In other words, make this a protected bike lane with raised sidewalk for pedestrians. Is this too cost prohibitive?
“Some community members had suggested an asymmetrical layout, with car traffic on one side and a wider pedestrian boulevard on the other, but structurally the bridge couldn’t handle that type of load shift without millions of dollars in modifications.”
I’m assuming this would have but the bike path on one side too, so yes, it would have been cost prohibitive.
Are bicyclists that won’t use non-protected infrastructure going to be allowed on the sidewalk (it’s not in a business district and I’m not familiar with any local ordinances)? 8 foot is still at the low end of what’s considered acceptable for a MUP.

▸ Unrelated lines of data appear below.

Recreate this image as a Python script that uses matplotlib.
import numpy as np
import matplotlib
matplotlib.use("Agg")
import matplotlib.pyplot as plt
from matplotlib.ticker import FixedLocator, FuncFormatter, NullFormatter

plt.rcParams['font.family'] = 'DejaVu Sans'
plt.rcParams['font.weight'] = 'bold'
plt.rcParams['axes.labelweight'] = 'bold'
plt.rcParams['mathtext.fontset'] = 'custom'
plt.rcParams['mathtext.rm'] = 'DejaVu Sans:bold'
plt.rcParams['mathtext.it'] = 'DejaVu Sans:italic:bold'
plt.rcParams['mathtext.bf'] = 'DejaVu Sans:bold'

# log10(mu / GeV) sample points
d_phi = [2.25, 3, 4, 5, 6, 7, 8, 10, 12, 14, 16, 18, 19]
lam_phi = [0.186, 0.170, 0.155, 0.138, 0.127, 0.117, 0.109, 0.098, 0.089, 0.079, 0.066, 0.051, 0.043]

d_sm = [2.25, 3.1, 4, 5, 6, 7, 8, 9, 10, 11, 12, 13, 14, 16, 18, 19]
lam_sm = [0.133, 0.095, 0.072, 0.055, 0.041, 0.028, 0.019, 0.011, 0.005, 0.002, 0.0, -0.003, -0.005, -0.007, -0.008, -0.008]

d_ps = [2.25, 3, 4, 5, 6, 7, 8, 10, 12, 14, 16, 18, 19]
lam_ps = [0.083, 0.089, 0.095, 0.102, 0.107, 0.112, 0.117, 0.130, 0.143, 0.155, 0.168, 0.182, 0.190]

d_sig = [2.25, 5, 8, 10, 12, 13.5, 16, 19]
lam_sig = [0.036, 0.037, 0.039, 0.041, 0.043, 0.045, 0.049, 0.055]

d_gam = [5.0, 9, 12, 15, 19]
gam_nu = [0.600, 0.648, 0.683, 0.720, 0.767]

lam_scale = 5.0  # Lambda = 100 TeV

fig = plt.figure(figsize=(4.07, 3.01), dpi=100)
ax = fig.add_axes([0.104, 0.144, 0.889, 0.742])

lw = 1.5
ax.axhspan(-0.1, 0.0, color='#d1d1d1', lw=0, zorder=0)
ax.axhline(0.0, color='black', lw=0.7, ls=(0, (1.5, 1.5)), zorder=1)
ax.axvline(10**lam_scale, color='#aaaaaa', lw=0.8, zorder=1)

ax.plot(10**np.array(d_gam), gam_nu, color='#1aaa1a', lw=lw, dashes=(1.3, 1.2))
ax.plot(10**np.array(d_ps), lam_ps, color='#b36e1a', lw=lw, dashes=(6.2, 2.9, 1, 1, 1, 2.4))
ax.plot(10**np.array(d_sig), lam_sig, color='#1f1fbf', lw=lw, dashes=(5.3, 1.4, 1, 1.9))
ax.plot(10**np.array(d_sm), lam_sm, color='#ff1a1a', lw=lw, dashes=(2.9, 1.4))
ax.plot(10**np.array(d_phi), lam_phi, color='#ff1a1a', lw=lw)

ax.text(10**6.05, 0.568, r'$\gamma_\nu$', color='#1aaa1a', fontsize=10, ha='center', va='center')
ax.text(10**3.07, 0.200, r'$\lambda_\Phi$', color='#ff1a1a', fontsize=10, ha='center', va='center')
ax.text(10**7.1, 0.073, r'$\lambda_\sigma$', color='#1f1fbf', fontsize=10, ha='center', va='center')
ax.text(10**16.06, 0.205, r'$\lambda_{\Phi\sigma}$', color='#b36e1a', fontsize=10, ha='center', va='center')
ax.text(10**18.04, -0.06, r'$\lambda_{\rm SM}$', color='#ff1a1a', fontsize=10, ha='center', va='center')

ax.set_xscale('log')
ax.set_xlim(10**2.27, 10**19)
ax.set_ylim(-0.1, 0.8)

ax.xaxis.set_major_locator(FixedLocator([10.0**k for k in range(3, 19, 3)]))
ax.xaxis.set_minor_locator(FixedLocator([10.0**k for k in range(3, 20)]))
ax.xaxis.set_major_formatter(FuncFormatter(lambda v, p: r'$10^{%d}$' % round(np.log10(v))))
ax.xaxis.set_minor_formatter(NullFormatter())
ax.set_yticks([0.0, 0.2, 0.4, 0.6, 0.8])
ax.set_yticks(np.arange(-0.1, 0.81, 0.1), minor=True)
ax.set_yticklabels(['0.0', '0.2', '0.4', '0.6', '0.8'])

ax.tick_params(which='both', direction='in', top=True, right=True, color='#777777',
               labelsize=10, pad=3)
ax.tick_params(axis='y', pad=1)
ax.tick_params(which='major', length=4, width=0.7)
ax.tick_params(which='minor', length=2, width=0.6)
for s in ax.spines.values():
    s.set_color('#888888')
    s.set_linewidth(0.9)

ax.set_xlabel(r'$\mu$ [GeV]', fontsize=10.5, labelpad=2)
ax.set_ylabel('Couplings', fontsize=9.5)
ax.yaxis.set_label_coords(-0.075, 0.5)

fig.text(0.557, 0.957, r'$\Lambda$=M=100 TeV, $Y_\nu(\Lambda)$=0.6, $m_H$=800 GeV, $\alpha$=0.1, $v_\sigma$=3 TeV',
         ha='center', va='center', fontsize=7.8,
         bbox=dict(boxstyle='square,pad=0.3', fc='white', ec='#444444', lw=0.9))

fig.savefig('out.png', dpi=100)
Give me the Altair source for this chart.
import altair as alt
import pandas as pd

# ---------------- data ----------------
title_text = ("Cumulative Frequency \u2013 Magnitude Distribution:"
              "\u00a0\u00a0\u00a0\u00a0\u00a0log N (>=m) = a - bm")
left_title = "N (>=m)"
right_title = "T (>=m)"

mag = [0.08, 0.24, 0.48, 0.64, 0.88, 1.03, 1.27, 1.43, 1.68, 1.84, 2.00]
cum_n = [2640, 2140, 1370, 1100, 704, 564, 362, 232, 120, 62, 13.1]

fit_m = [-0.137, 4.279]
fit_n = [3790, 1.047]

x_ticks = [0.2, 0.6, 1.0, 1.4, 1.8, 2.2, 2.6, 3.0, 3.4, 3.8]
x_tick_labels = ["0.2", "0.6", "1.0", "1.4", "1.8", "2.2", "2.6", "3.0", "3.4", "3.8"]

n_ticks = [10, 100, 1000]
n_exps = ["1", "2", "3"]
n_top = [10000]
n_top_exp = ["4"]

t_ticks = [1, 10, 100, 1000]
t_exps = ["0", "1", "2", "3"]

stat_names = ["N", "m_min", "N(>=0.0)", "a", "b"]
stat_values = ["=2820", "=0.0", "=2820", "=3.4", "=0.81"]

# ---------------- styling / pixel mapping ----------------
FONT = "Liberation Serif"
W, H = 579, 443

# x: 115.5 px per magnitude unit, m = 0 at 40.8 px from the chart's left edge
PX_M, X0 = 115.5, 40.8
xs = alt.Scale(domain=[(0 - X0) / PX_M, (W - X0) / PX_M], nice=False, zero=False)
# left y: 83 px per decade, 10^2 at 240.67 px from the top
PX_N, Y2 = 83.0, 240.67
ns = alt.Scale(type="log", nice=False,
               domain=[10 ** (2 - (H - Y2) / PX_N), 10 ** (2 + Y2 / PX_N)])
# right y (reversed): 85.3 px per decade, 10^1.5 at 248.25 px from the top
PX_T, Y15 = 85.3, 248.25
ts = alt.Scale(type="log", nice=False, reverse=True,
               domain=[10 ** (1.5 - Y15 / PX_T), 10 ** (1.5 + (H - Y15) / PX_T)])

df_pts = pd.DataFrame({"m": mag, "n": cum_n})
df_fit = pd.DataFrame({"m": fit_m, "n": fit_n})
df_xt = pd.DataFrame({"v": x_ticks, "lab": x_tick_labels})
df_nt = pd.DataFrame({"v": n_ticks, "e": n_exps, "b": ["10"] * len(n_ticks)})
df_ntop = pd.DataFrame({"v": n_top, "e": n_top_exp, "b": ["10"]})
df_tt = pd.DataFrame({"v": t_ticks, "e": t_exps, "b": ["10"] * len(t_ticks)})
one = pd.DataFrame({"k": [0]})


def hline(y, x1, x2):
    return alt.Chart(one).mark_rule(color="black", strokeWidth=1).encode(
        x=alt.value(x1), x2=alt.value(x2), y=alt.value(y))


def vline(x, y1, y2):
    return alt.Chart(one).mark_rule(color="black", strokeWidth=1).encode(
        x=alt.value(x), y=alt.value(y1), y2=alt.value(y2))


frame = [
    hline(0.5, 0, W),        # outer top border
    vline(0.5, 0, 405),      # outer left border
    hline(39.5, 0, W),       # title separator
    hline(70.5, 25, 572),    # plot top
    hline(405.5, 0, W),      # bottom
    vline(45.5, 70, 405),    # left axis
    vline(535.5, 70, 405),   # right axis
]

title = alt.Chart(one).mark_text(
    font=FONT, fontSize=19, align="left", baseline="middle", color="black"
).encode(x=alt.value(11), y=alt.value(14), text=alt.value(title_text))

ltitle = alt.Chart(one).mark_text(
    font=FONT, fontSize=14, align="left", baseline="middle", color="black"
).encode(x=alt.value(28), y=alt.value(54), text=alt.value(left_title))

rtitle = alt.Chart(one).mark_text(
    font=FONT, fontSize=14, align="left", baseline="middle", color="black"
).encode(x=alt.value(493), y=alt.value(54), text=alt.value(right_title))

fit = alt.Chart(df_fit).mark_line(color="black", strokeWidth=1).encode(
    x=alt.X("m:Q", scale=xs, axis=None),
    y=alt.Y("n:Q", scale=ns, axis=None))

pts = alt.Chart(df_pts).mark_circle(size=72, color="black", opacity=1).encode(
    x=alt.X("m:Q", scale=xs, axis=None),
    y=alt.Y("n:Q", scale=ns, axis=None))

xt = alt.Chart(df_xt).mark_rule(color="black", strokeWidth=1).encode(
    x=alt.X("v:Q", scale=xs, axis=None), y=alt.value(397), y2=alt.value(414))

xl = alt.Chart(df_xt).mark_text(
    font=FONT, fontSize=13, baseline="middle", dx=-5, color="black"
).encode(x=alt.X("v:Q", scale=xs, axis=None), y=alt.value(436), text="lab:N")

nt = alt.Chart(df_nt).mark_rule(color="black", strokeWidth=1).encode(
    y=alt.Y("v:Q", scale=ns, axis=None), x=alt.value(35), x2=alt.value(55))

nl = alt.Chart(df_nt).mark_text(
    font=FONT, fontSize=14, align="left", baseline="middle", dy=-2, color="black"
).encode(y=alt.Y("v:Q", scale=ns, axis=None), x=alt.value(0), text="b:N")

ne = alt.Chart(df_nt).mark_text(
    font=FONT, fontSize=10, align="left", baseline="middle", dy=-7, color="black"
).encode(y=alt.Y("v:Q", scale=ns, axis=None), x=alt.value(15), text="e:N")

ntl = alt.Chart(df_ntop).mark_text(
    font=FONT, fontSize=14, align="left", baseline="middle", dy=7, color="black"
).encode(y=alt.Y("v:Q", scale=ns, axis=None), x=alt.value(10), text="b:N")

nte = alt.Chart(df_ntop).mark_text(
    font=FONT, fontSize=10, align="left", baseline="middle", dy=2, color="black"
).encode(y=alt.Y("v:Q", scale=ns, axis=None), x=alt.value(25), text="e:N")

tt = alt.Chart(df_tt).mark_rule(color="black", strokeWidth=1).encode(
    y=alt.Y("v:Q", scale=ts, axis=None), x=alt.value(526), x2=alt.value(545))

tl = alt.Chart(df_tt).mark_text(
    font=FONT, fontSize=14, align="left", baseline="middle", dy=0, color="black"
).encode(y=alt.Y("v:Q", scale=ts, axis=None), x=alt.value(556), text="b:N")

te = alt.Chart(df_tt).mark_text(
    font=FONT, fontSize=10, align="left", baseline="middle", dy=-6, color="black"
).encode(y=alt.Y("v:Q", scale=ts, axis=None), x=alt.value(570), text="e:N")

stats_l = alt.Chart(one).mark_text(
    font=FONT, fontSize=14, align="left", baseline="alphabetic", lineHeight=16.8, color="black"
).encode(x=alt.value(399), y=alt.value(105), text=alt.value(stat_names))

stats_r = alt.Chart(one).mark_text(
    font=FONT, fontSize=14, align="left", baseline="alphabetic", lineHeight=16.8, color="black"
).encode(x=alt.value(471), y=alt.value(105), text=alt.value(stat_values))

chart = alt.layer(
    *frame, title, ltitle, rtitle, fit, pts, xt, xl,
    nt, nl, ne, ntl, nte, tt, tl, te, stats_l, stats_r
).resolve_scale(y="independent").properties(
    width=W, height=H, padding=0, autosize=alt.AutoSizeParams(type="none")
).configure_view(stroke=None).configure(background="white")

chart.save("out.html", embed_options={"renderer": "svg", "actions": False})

I wasn’t suggesting putting a 2-way cycle track on one side of the bridge versus another. I’m suggesting just relocating the physical “wall” from between bike and ped to between car and bike. Bikes, cars, and peds would still be equally distributed across the bridge with cars in the center.
I was wondering the same thing and thought of two possible reasons.
1. The “inspection trucks” mentioned would not be able to reach over both the sidewalk and bike lane so instead they will travel in the bike lane to do the inspection. This means the bike lane needs to be on the car side of the barrier.
2. Moving the barrier to between the cars and bikes would remove the legally required “curb reaction distance”. Instead, it is considered acceptable for the cars to drive over bicyclists while they “react”.
Whatever the reason, the current width (12*2 +8*2+6*2 = 52 ft) is less than the proposed width (11*2 + 5.5*2 + 8*2 = 49 ft) by 3 feet. That means 1.5 feet is left on each side. That could just be for the sidewalk barrier width, but some might be used to buffer the bike lanes from the cars. I would prefer concrete instead of paint or plastic bollards, but any additional breathing room would be nice.
Suppose we call it a “shoulder” instead of “reaction distance”. The other point is so disabled motorists can pull over rather than completely blocking the only traffic lane until a tow truck can be dispatched.
Do traffic “calming” measures always calm traffic? Or do they occasionally congest the roads and frustrate drivers?
Wisconsin’s city speed limits are lower than Minnesota’s (25 mph in the city and 45 or less at all traffic lights), yet Wisconsin has a higher pedestrian kill rate.
Does anyone have knowledge of whether there are fewer accidents on narrower roads?
Would love to see bollards between the bike lanes and car travel lanes and please, no bump outs.